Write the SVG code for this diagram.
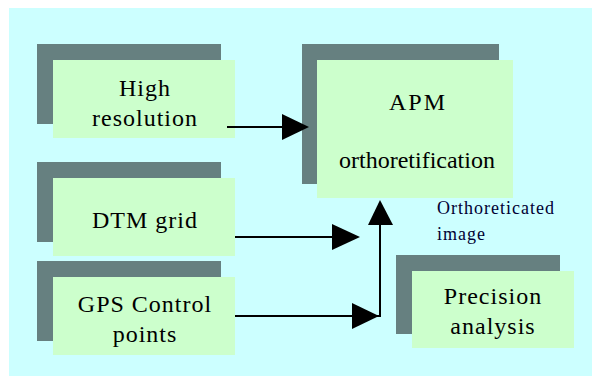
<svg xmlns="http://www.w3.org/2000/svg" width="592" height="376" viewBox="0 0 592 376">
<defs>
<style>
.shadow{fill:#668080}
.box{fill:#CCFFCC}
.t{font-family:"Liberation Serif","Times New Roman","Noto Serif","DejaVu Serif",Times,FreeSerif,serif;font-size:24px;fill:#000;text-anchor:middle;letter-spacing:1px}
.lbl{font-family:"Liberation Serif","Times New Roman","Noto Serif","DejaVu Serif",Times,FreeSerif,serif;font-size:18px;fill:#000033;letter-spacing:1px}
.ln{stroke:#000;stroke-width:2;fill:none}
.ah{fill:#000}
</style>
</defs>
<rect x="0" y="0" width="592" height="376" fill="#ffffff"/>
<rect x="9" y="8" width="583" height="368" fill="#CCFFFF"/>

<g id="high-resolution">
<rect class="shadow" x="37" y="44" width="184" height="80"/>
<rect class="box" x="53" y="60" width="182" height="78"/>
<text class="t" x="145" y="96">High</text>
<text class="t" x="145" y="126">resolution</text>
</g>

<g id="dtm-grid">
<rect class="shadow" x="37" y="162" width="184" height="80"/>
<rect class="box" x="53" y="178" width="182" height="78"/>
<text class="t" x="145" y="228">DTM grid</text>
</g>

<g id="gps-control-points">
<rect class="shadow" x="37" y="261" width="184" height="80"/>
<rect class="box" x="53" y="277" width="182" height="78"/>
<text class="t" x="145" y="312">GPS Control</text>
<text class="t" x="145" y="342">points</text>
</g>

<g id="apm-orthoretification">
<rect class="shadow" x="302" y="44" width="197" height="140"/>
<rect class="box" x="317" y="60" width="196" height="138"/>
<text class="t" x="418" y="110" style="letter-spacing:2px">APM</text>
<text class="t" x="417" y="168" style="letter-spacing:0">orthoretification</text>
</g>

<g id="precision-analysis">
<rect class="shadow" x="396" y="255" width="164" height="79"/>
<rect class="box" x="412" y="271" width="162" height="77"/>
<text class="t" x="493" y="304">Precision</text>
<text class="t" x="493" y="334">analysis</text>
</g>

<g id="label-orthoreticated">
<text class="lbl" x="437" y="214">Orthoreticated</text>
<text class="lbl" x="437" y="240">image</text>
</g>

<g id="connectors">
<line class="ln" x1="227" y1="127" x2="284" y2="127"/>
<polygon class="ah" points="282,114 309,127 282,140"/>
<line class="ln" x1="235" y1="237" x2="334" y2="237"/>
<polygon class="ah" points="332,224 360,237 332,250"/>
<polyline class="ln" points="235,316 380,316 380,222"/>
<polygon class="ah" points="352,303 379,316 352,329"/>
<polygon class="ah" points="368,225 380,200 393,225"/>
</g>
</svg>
----------
# Directions:
Transcribe the preceding listing in its entirety and with exact wording, leaving out pictures.

# Finished exercise:
Write the SVG code for this diagram.
<svg xmlns="http://www.w3.org/2000/svg" width="592" height="376" viewBox="0 0 592 376">
<defs>
<style>
.shadow{fill:#668080}
.box{fill:#CCFFCC}
.t{font-family:"Liberation Serif","Times New Roman","Noto Serif","DejaVu Serif",Times,FreeSerif,serif;font-size:24px;fill:#000;text-anchor:middle;letter-spacing:1px}
.lbl{font-family:"Liberation Serif","Times New Roman","Noto Serif","DejaVu Serif",Times,FreeSerif,serif;font-size:18px;fill:#000033;letter-spacing:1px}
.ln{stroke:#000;stroke-width:2;fill:none}
.ah{fill:#000}
</style>
</defs>
<rect x="0" y="0" width="592" height="376" fill="#ffffff"/>
<rect x="9" y="8" width="583" height="368" fill="#CCFFFF"/>

<g id="high-resolution">
<rect class="shadow" x="37" y="44" width="184" height="80"/>
<rect class="box" x="53" y="60" width="182" height="78"/>
<text class="t" x="145" y="96">High</text>
<text class="t" x="145" y="126">resolution</text>
</g>

<g id="dtm-grid">
<rect class="shadow" x="37" y="162" width="184" height="80"/>
<rect class="box" x="53" y="178" width="182" height="78"/>
<text class="t" x="145" y="228">DTM grid</text>
</g>

<g id="gps-control-points">
<rect class="shadow" x="37" y="261" width="184" height="80"/>
<rect class="box" x="53" y="277" width="182" height="78"/>
<text class="t" x="145" y="312">GPS Control</text>
<text class="t" x="145" y="342">points</text>
</g>

<g id="apm-orthoretification">
<rect class="shadow" x="302" y="44" width="197" height="140"/>
<rect class="box" x="317" y="60" width="196" height="138"/>
<text class="t" x="418" y="110" style="letter-spacing:2px">APM</text>
<text class="t" x="417" y="168" style="letter-spacing:0">orthoretification</text>
</g>

<g id="precision-analysis">
<rect class="shadow" x="396" y="255" width="164" height="79"/>
<rect class="box" x="412" y="271" width="162" height="77"/>
<text class="t" x="493" y="304">Precision</text>
<text class="t" x="493" y="334">analysis</text>
</g>

<g id="label-orthoreticated">
<text class="lbl" x="437" y="214">Orthoreticated</text>
<text class="lbl" x="437" y="240">image</text>
</g>

<g id="connectors">
<line class="ln" x1="227" y1="127" x2="284" y2="127"/>
<polygon class="ah" points="282,114 309,127 282,140"/>
<line class="ln" x1="235" y1="237" x2="334" y2="237"/>
<polygon class="ah" points="332,224 360,237 332,250"/>
<polyline class="ln" points="235,316 380,316 380,222"/>
<polygon class="ah" points="352,303 379,316 352,329"/>
<polygon class="ah" points="368,225 380,200 393,225"/>
</g>
</svg>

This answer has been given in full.